Вот что я сказал Лизе. Она долго молчала.
– Это касается меня? – спросила она.
– Вы провели три болезненных года, борясь с процессом. Только перестав бороться, вы стали побеждать. Вам, возможно, это не так ясно видно...
– Я действительно начинаю видеть. Это всё так ново.
– То, через что вы прошли, было большим делом, как взрыв плотины. Такое событие требует долгого медленного восстановления, поскольку затвердевшая и укреплённая структура туго поддаётся силам, которые в конечном итоге должны возобладать. Освобождение, когда оно наконец наступит, будет неистовым, буйным и разрушительным, но плотина создавала неестественный дисбаланс, и должна была рано или поздно поддаться. После того, как плотина рухнула, и накопившееся напряжение израсходовано, вода вскоре устанавливается, и всё возвращается в своё гармоничное сбалансированное состояние. Возможно, вам будет жаль погибших деревень и полей, или осушенного рукотворного озера, но всё, что опиралось на дисбаланс, вызванный этим неестественным препятствием, было с самого начала обречено на гибель.

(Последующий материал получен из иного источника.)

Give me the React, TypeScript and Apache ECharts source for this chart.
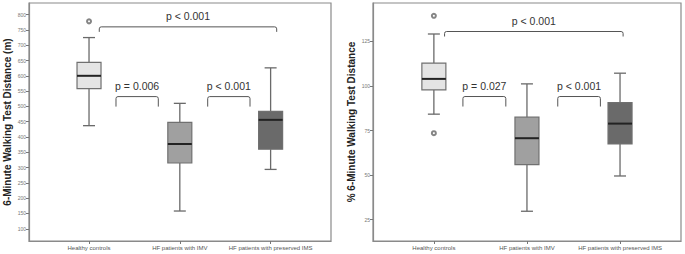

– Тогда почему это не происходит чаще?
– Эти плотины очень крепки, и в основном переживают своих строителей. Большинство людей умудряются энергетически укреплять это искусственное заграждение в течении всей жизни, и умирают до того, как оно прорвётся. В отличие от вас.
– Значит, я провела эту черту? Да?
– Конечно. На уровне пробуждения внутри сна вы прошли через этот процесс. Вы думали, это был нервный срыв, когда ваш сын сказал, что хочет быть таким, как ваш муж – вы сломались, схватили Мэгги и ушли. Это было долгожданный взрыв плотины. Конец одной вещи и начало другой.